I should have shot him again
, Collier thought. But he had not been thinking clearly; the sudden appearance of Tobin, the exchange of shots, had unnerved him. He was still unnerved. It should have been Oxman who died tonight. Oxman, Oxman, Oxman!

He struck the dashboard with his fist hard enough to cause the glove compartment to fly open and its contents to drop onto the floor. The driver of a van in the next lane honked his horn and yelled something through his open window, raised his middle finger with a violent upward twist of the hand. Collier had to restrain himself from jerking the wheel to the right and smashing his car into the van, sending the blasphemous swine onto eternity’s highway.

Stay calm, stay calm
, he told himself, tapping the brake to slack his speed and allow the van to move ahead. This was not the time for rash action; this was a time for control, for analyzing and regrouping. Detective Oxman was still a dead sinner; his time was almost expired, the confluence of will and actuality almost at hand. At a chosen time, in a chosen place, the Angel of Death had only to twitch his right index finger on the trigger of his weapon of justice and for Oxman, Oxman, Oxman the mouth of hell would open and the fire would devour him.

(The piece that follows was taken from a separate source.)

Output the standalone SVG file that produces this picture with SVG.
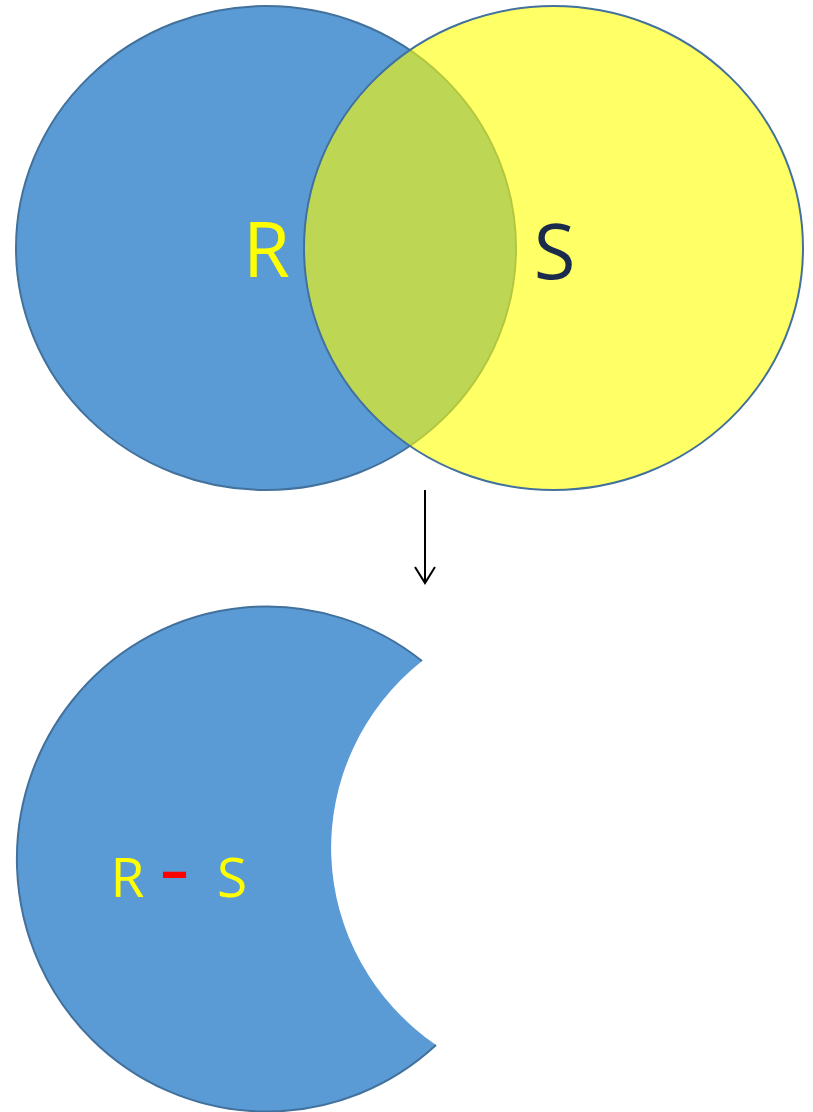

There was a soothing quality in the thought.
I am God
, Collier reminded himself.
Why should God worry? I am the right and the might and the Glory
.

He relaxed somewhat as he reached the end of the bridge and took the exit for Skyline Drive and Cliffside Park. He was no longer driving erratically.

He was almost home.

9:20 P.M. — E.L. OXMAN

The Crestview Towers was an imposing stone-and-glass apartment building in Cliffside Park, some forty stories high. Beneath its canopy stood an equally imposing doorman in a medal-adorned uniform that would have made General Patton’s appear shabby. The doorman touched the shiny visor of his cap in appropriately military fashion as a gaunt woman walking two small poodles strutted past in review.

Oxman parked his car a short distance away and walked back to the entrance. When he got there he drew his shield from his inside pocket and flashed it at the doorman, gambling that he wouldn’t look closely and see it was an NYPD badge and not a local. There was no problem; the doorman gave the badge a cursory glance and looked away. He had already made Oxman as a cop and was busy wondering what was going on.

“I’m looking for the tenant of the apartment on the south corner, twentieth floor,” Oxman said. “Who would that be?”

The doorman frowned. “You don’t know who you’re looking for?”

“Just answer the question.”

The doorman read the expression on Oxman’s face correctly and it made him uneasy. He was a big man, paunchy beneath the ornate uniform, with an ex-jock’s solid bulk to his neck and the slope of his shoulders. “South corner, twentieth floor,” he said. “Let’s see … that’d be Mr. Collier. Twenty-E.”